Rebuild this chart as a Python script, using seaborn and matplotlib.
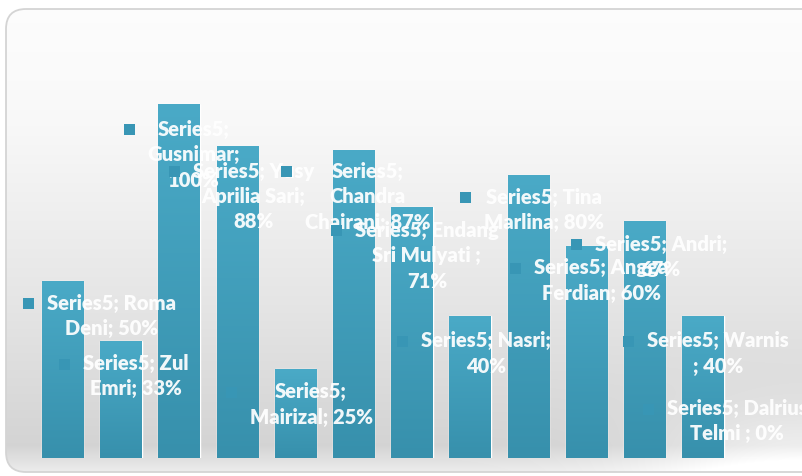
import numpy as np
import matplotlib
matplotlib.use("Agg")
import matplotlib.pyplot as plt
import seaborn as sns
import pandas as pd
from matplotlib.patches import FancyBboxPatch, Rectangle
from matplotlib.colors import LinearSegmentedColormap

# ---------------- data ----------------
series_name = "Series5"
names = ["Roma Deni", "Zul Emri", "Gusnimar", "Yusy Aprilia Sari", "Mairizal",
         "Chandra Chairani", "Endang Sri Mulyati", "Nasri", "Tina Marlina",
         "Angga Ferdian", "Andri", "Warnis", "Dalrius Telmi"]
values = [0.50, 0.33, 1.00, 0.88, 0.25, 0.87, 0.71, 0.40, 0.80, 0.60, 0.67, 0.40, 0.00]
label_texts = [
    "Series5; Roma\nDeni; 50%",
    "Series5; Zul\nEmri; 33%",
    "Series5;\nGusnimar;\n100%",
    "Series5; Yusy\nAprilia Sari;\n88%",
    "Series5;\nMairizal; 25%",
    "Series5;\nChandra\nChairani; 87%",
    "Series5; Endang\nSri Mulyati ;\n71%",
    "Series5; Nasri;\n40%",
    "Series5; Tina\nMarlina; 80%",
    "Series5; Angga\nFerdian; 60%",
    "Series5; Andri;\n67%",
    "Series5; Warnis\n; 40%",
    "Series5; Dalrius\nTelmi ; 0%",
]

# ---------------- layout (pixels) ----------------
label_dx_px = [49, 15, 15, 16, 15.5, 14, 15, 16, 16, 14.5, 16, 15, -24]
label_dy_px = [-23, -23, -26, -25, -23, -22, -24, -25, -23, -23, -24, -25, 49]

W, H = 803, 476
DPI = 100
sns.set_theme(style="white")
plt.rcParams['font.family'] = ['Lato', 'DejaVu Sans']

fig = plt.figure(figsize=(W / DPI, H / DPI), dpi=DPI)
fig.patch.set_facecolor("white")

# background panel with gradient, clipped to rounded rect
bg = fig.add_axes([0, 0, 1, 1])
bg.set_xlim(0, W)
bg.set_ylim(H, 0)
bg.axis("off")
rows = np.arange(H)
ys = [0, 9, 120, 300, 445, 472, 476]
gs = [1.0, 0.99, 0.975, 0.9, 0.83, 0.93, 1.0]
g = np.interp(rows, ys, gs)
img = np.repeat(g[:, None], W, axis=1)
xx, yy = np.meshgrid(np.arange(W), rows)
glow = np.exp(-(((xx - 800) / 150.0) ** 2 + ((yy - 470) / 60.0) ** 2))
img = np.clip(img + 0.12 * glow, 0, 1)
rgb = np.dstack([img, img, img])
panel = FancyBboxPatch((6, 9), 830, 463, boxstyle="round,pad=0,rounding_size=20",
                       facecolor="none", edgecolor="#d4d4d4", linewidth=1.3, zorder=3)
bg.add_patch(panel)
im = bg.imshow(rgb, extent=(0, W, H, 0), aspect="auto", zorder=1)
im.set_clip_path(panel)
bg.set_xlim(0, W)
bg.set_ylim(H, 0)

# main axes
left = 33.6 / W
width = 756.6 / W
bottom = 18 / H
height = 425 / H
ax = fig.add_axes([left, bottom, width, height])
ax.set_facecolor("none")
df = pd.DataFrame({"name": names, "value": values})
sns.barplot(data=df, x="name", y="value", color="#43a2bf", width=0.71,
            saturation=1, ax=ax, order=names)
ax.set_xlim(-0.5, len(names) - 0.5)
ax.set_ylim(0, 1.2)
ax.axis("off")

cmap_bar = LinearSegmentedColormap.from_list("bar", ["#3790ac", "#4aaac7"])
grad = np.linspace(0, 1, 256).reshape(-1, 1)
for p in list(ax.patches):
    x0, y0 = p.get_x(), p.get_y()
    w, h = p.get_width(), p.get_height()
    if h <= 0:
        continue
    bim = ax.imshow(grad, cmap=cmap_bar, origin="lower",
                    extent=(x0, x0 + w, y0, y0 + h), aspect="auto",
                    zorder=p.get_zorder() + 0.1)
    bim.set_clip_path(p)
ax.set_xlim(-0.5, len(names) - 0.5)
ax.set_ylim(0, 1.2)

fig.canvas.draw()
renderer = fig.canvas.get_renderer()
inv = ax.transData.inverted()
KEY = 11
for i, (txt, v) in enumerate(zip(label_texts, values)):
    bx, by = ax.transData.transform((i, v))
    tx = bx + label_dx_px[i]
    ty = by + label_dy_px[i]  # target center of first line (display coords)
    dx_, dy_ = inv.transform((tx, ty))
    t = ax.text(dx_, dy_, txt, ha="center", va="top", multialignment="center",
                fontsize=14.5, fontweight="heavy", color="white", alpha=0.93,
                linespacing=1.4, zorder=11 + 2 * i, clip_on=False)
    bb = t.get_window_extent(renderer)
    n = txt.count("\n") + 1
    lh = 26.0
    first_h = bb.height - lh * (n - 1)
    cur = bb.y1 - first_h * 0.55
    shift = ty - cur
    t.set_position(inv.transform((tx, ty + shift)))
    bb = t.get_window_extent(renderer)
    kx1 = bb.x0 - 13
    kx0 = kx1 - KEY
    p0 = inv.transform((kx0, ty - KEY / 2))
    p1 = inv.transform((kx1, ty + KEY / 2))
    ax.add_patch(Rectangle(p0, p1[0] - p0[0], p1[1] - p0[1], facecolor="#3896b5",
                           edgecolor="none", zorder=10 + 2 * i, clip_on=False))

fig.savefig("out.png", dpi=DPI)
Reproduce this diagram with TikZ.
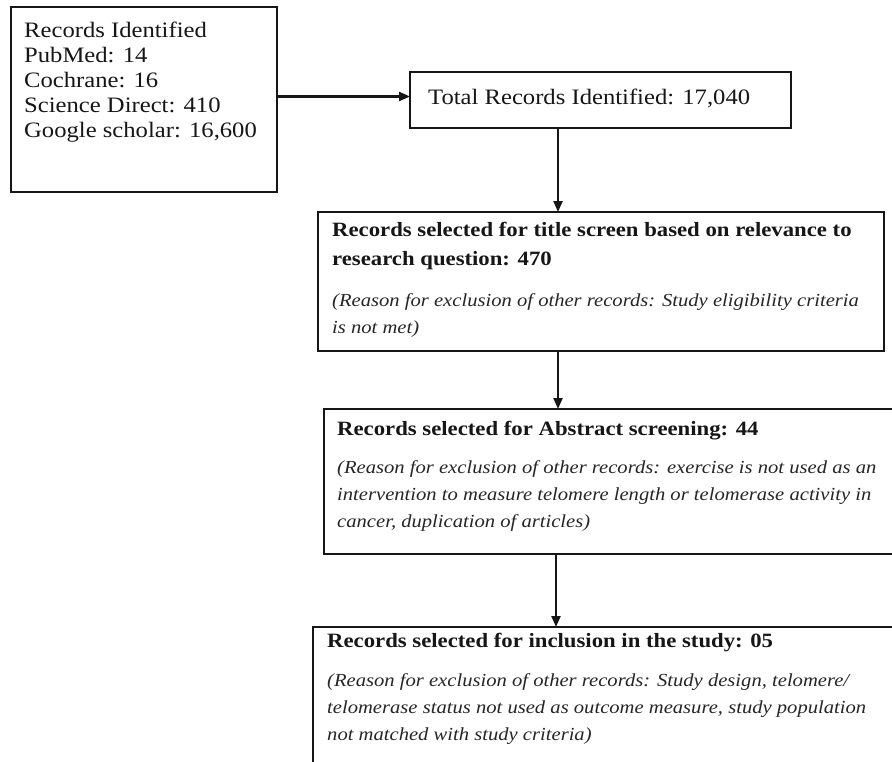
== == ==
▶ **TASK STATEMENT**: Each entry gets copied exactly; the pictures stay out.

▶ **RESULT OF THIS TASK**:
Rebuild this chart as a Python script, using seaborn and matplotlib.
import numpy as np
import matplotlib
matplotlib.use("Agg")
import matplotlib.pyplot as plt
import seaborn as sns
import pandas as pd
from matplotlib.patches import FancyBboxPatch, Rectangle
from matplotlib.colors import LinearSegmentedColormap

# ---------------- data ----------------
series_name = "Series5"
names = ["Roma Deni", "Zul Emri", "Gusnimar", "Yusy Aprilia Sari", "Mairizal",
         "Chandra Chairani", "Endang Sri Mulyati", "Nasri", "Tina Marlina",
         "Angga Ferdian", "Andri", "Warnis", "Dalrius Telmi"]
values = [0.50, 0.33, 1.00, 0.88, 0.25, 0.87, 0.71, 0.40, 0.80, 0.60, 0.67, 0.40, 0.00]
label_texts = [
    "Series5; Roma\nDeni; 50%",
    "Series5; Zul\nEmri; 33%",
    "Series5;\nGusnimar;\n100%",
    "Series5; Yusy\nAprilia Sari;\n88%",
    "Series5;\nMairizal; 25%",
    "Series5;\nChandra\nChairani; 87%",
    "Series5; Endang\nSri Mulyati ;\n71%",
    "Series5; Nasri;\n40%",
    "Series5; Tina\nMarlina; 80%",
    "Series5; Angga\nFerdian; 60%",
    "Series5; Andri;\n67%",
    "Series5; Warnis\n; 40%",
    "Series5; Dalrius\nTelmi ; 0%",
]

# ---------------- layout (pixels) ----------------
label_dx_px = [49, 15, 15, 16, 15.5, 14, 15, 16, 16, 14.5, 16, 15, -24]
label_dy_px = [-23, -23, -26, -25, -23, -22, -24, -25, -23, -23, -24, -25, 49]

W, H = 803, 476
DPI = 100
sns.set_theme(style="white")
plt.rcParams['font.family'] = ['Lato', 'DejaVu Sans']

fig = plt.figure(figsize=(W / DPI, H / DPI), dpi=DPI)
fig.patch.set_facecolor("white")

# background panel with gradient, clipped to rounded rect
bg = fig.add_axes([0, 0, 1, 1])
bg.set_xlim(0, W)
bg.set_ylim(H, 0)
bg.axis("off")
rows = np.arange(H)
ys = [0, 9, 120, 300, 445, 472, 476]
gs = [1.0, 0.99, 0.975, 0.9, 0.83, 0.93, 1.0]
g = np.interp(rows, ys, gs)
img = np.repeat(g[:, None], W, axis=1)
xx, yy = np.meshgrid(np.arange(W), rows)
glow = np.exp(-(((xx - 800) / 150.0) ** 2 + ((yy - 470) / 60.0) ** 2))
img = np.clip(img + 0.12 * glow, 0, 1)
rgb = np.dstack([img, img, img])
panel = FancyBboxPatch((6, 9), 830, 463, boxstyle="round,pad=0,rounding_size=20",
                       facecolor="none", edgecolor="#d4d4d4", linewidth=1.3, zorder=3)
bg.add_patch(panel)
im = bg.imshow(rgb, extent=(0, W, H, 0), aspect="auto", zorder=1)
im.set_clip_path(panel)
bg.set_xlim(0, W)
bg.set_ylim(H, 0)

# main axes
left = 33.6 / W
width = 756.6 / W
bottom = 18 / H
height = 425 / H
ax = fig.add_axes([left, bottom, width, height])
ax.set_facecolor("none")
df = pd.DataFrame({"name": names, "value": values})
sns.barplot(data=df, x="name", y="value", color="#43a2bf", width=0.71,
            saturation=1, ax=ax, order=names)
ax.set_xlim(-0.5, len(names) - 0.5)
ax.set_ylim(0, 1.2)
ax.axis("off")

cmap_bar = LinearSegmentedColormap.from_list("bar", ["#3790ac", "#4aaac7"])
grad = np.linspace(0, 1, 256).reshape(-1, 1)
for p in list(ax.patches):
    x0, y0 = p.get_x(), p.get_y()
    w, h = p.get_width(), p.get_height()
    if h <= 0:
        continue
    bim = ax.imshow(grad, cmap=cmap_bar, origin="lower",
                    extent=(x0, x0 + w, y0, y0 + h), aspect="auto",
                    zorder=p.get_zorder() + 0.1)
    bim.set_clip_path(p)
ax.set_xlim(-0.5, len(names) - 0.5)
ax.set_ylim(0, 1.2)

fig.canvas.draw()
renderer = fig.canvas.get_renderer()
inv = ax.transData.inverted()
KEY = 11
for i, (txt, v) in enumerate(zip(label_texts, values)):
    bx, by = ax.transData.transform((i, v))
    tx = bx + label_dx_px[i]
    ty = by + label_dy_px[i]  # target center of first line (display coords)
    dx_, dy_ = inv.transform((tx, ty))
    t = ax.text(dx_, dy_, txt, ha="center", va="top", multialignment="center",
                fontsize=14.5, fontweight="heavy", color="white", alpha=0.93,
                linespacing=1.4, zorder=11 + 2 * i, clip_on=False)
    bb = t.get_window_extent(renderer)
    n = txt.count("\n") + 1
    lh = 26.0
    first_h = bb.height - lh * (n - 1)
    cur = bb.y1 - first_h * 0.55
    shift = ty - cur
    t.set_position(inv.transform((tx, ty + shift)))
    bb = t.get_window_extent(renderer)
    kx1 = bb.x0 - 13
    kx0 = kx1 - KEY
    p0 = inv.transform((kx0, ty - KEY / 2))
    p1 = inv.transform((kx1, ty + KEY / 2))
    ax.add_patch(Rectangle(p0, p1[0] - p0[0], p1[1] - p0[1], facecolor="#3896b5",
                           edgecolor="none", zorder=10 + 2 * i, clip_on=False))

fig.savefig("out.png", dpi=DPI)
Reproduce this diagram with TikZ.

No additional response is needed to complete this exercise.